Co-operative and Community Benefit Societies and Credit Unions Act 2010
- Parliament of the United Kingdom
- Long title: An Act to make provision for societies to be registered as co-operative or community benefit societies and to re-name the Industrial and Provident Societies Acts; to apply to registered societies the provisions relating to directors disqualification and to make provision for the application of certain other enactments relating to companies; to confer power to make provision for credit unions corresponding to any provision applying to building societies; and for connected purposes.
- Citation: 2010 c. 7
- Introduced by: Malcolm Wicks MP (Commons) Lord Tomlinson (Lords)
- Territorial extent: Great Britain; Northern Ireland (in part);

Dates
- Royal assent: 18 March 2010
- Commencement: various

Other legislation
- Amends: Industrial and Provident Societies Act 1965; Company Directors Disqualification Act 1986;
- Amended by: Co-operative and Community Benefit Societies Act 2014;

Status: Partially repealed

History of passage through Parliament

Text of statute as originally enacted

Revised text of statute as amended

Text of the Co-operative and Community Benefit Societies and Credit Unions Act 2010 as in force today (including any amendments) within the United Kingdom, from legislation.gov.uk.

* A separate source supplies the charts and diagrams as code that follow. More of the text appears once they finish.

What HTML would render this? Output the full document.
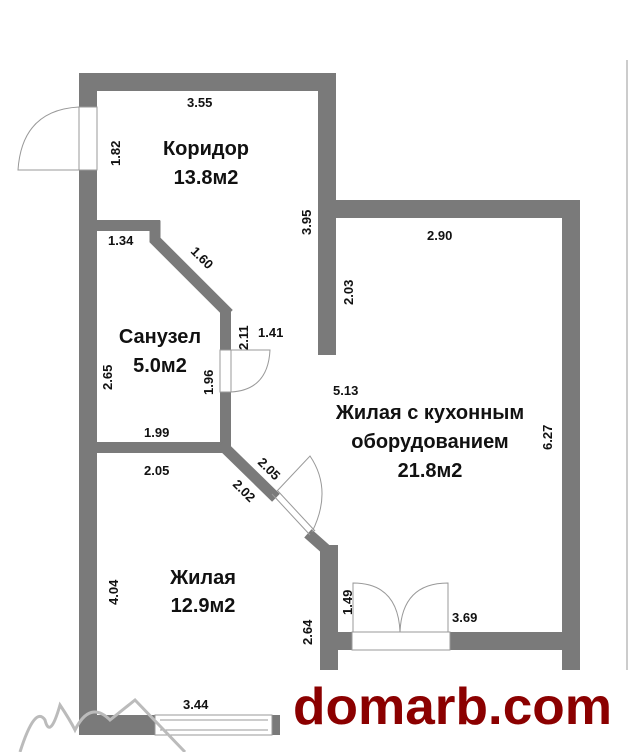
<!DOCTYPE html>
<html><head><meta charset="utf-8"><style>
html,body{margin:0;padding:0;background:#fff;}
svg{display:block}
text{font-family:"Liberation Sans",sans-serif;font-weight:bold;fill:#111}
</style></head><body>
<svg width="630" height="752" viewBox="0 0 630 752">
<g fill="#7a7a7a">
<rect x="79" y="73" width="257" height="18"/>
<rect x="79" y="73" width="18" height="34"/>
<rect x="79" y="170" width="18" height="565"/>
<rect x="318" y="73" width="18" height="282"/>
<rect x="318" y="200" width="262" height="18"/>
<rect x="562" y="200" width="18" height="470"/>
<rect x="450" y="632" width="130" height="18"/>
<rect x="320" y="632" width="32" height="18"/>
<rect x="320" y="545" width="18" height="125"/>
<rect x="97" y="220" width="63" height="11"/>
<rect x="220" y="308" width="11" height="42"/>
<rect x="220" y="392" width="11" height="58"/>
<rect x="97" y="442" width="128" height="11"/>
<rect x="79" y="715" width="76" height="20"/>
<rect x="272" y="715" width="8" height="20"/>
</g>
<g stroke="#7a7a7a" stroke-width="11" fill="none" stroke-linecap="square">
<polyline points="155,226 155,240 225,310"/>
<polyline points="225,448 272,494"/>
<polyline points="312,537 330,553"/>
</g>
<g stroke="#999" stroke-width="1" fill="none">
<rect x="79" y="107" width="18" height="63" fill="#fff"/>
<path d="M79,107 Q22,110 18,170 L79,170"/>
<rect x="220" y="350" width="11" height="42" fill="#fff"/>
<path d="M231,350 L270,350 Q268,390 231,392"/>
<path d="M272,494 L310,535"/>
<path d="M277,490 L315,531"/>
<path d="M278,490 L310,456 Q333,490 312,532"/>
<rect x="352" y="632" width="98" height="18" fill="#fff"/>
<path d="M353,632 L353,583 Q398,583 400,632"/>
<path d="M448,632 L448,583 Q402,583 400,632"/>
<rect x="155" y="715" width="117" height="20" fill="#fff"/>
<line x1="160" y1="720" x2="268" y2="720"/><line x1="160" y1="730" x2="268" y2="730"/>
<line x1="627" y1="60" x2="627" y2="670"/>
</g>
<g font-size="13">
<text x="187" y="107">3.55</text>
<text x="108" y="245">1.34</text>
<text x="427" y="240">2.90</text>
<text x="258" y="337">1.41</text>
<text x="333" y="395">5.13</text>
<text x="144" y="437">1.99</text>
<text x="144" y="475">2.05</text>
<text x="452" y="622">3.69</text>
<text x="183" y="709">3.44</text>
<text transform="translate(120,166) rotate(-90)">1.82</text>
<text transform="translate(311,235) rotate(-90)">3.95</text>
<text transform="translate(353,305) rotate(-90)">2.03</text>
<text transform="translate(248,350) rotate(-90)">2.11</text>
<text transform="translate(112,390) rotate(-90)">2.65</text>
<text transform="translate(213,395) rotate(-90)">1.96</text>
<text transform="translate(552,450) rotate(-90)">6.27</text>
<text transform="translate(118,605) rotate(-90)">4.04</text>
<text transform="translate(312,645) rotate(-90)">2.64</text>
<text transform="translate(352,615) rotate(-90)">1.49</text>
<text transform="translate(257,463) rotate(45)">2.05</text>
<text transform="translate(232,485) rotate(45)">2.02</text>
<text transform="translate(190,252) rotate(45)">1.60</text>
</g>
<g font-size="20" text-anchor="middle">
<text x="206" y="155">Коридор</text>
<text x="206" y="184">13.8м2</text>
<text x="160" y="343">Санузел</text>
<text x="160" y="372">5.0м2</text>
<text x="430" y="419">Жилая с кухонным</text>
<text x="430" y="448">оборудованием</text>
<text x="430" y="477">21.8м2</text>
<text x="203" y="584">Жилая</text>
<text x="203" y="612">12.9м2</text>
</g>
<path d="M20,752 Q35,705 45,720 Q50,740 60,705 Q70,720 75,730 Q90,700 110,720 L135,700 L185,752" stroke="#bbb" stroke-width="3" fill="none"/>
<text x="293" y="724" font-size="52" textLength="319" lengthAdjust="spacingAndGlyphs" style="fill:#8b0000">domarb.com</text>
</svg>
</body></html>
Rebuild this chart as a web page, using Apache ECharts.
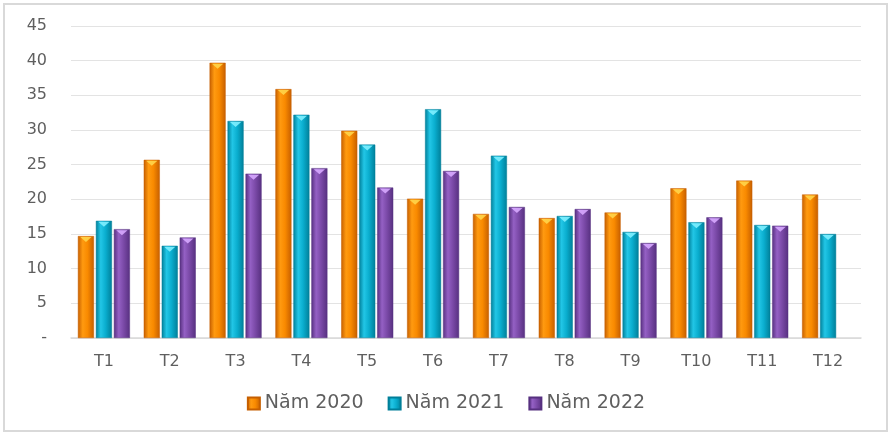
<!DOCTYPE html>
<html>
<head>
<meta charset="utf-8">
<script src="https://cdn.jsdelivr.net/npm/echarts@6/dist/echarts.min.js"></script>
<style>
html,body{margin:0;padding:0;background:#fff;}
#c{width:892px;height:439px;}
</style>
</head>
<body>
<div id="c"></div>
<script>
const categories = ['T1','T2','T3','T4','T5','T6','T7','T8','T9','T10','T11','T12'];
const seriesNames = ['Năm 2020','Năm 2021','Năm 2022'];
const values2020 = [14.7, 25.7, 39.7, 35.9, 29.9, 20.1, 17.9, 17.3, 18.1, 21.6, 22.7, 20.7];
const values2021 = [16.9, 13.3, 31.3, 32.2, 27.9, 33.0, 26.3, 17.6, 15.3, 16.7, 16.3, 15.0];
const values2022 = [15.7, 14.5, 23.7, 24.5, 21.7, 24.1, 18.9, 18.6, 13.7, 17.4, 16.2, null];
const yTicks = [0,5,10,15,20,25,30,35,40,45];

const FONT = 'DejaVu Sans, Verdana, sans-serif';
const palettes = [
  {edge:'#c65f00', mid:'#ff9a10', main:'#f98a00', cap:'#ffd54a'},
  {edge:'#007f99', mid:'#22c6e6', main:'#0aaecf', cap:'#7ff0ff'},
  {edge:'#573080', mid:'#9460c4', main:'#7b4aa8', cap:'#d7a8ff'}
];
const allValues = [values2020, values2021, values2022];

function grad(p){
  return new echarts.graphic.LinearGradient(0,0,1,0,[
    {offset:0, color:p.edge},
    {offset:0.3, color:p.mid},
    {offset:0.6, color:p.main},
    {offset:1, color:p.edge}
  ]);
}

const BAR_GAP = '12%';
const CAT_GAP = '21%';

const series = [];
allValues.forEach((vals,i)=>{
  series.push({
    name: seriesNames[i],
    type: 'bar',
    data: vals,
    barGap: BAR_GAP,
    barCategoryGap: CAT_GAP,
    itemStyle: {color: grad(palettes[i]), borderColor: palettes[i].edge, borderWidth: 0.5},
    emphasis: {disabled: true}
  });
});
allValues.forEach((vals,i)=>{
  series.push({
    name: seriesNames[i] + ' cap',
    type: 'pictorialBar',
    data: vals,
    barGap: BAR_GAP,
    barCategoryGap: CAT_GAP,
    symbol: 'triangle',
    symbolRotate: 180,
    symbolPosition: 'end',
    symbolSize: ['70%', 5],
    symbolOffset: [0, 1],
    itemStyle: {color: palettes[i].cap, opacity: 0.9},
    silent: true,
    z: 3
  });
});

const chart = echarts.init(document.getElementById('c'));
chart.setOption({
  animation: false,
  backgroundColor: '#fff',
  graphic: [{
    type: 'rect', shape: {x:4, y:4, width:883, height:427},
    style: {fill: 'none', stroke: '#d9d9d9', lineWidth: 2}, silent: true, z: -1
  }],
  grid: {left: 71, right: 31, top: 26, bottom: 101, containLabel: false},
  legend: {
    data: seriesNames,
    top: 389,
    left: 'center',
    itemWidth: 12,
    itemHeight: 12,
    itemGap: 24,
    textStyle: {fontFamily: FONT, fontSize: 19, color: '#5f5f5f'},
    icon: 'rect'
  },
  xAxis: {
    type: 'category',
    data: categories,
    axisLine: {lineStyle: {color: '#d9d9d9', width: 1.5}},
    axisTick: {show: false},
    axisLabel: {fontFamily: FONT, fontSize: 16, color: '#5f5f5f', margin: 16}
  },
  yAxis: {
    type: 'value',
    min: yTicks[0],
    max: yTicks[yTicks.length-1],
    interval: 5,
    axisLine: {show: false},
    axisTick: {show: false},
    splitLine: {lineStyle: {color: '#e3e3e3', width: 1}},
    axisLabel: {
      fontFamily: FONT, fontSize: 16, color: '#5f5f5f', margin: 24,
      formatter: v => v === 0 ? '-' : String(v)
    }
  },
  series: series
});
</script>
</body>
</html>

= Co-operative and Community Benefit Societies and Credit Unions Act 2010 =

Act of the Parliament of the United Kingdom

The Co-operative and Community Benefit Societies and Credit Unions Act 2010 (c. 7) is an act of the Parliament of the United Kingdom that received royal assent on 18 March 2010.

== Provisions ==
The act contains the following provisions:
- Industrial and provident societies can be registered as a co-operative society or a community benefit society. The act did not create a way to convert between the different types of society.
- Like companies, organisations registered as societies under the Industrial and Provident Societies Act 1965 will be subject to the Company Directors Disqualification Act 1986. Board or Management Committee members will be treated like company directors.
- Societies registered under the 1965 act may be made subject to additional Companies Act 2006 provisions, following consultation, which may relate to: Investigations of companies, company names, dissolution and restoration to the register.
- Renames related acts including 'Industrial and Provident Societies Act 1965' to 'Co-operative and Community Benefit Societies and Credit Unions Act 1965'.

== Parliamentary process ==
The bill was first presented (first reading) in the House of Lords on 19 November 2009 and received its third reading on 14 January 2010. It was first read in the House of Commons on 14 January 2010 and received its third reading on 12 March 2010.

== Implementation ==
The implementation of the act formed part of the Big Society agenda.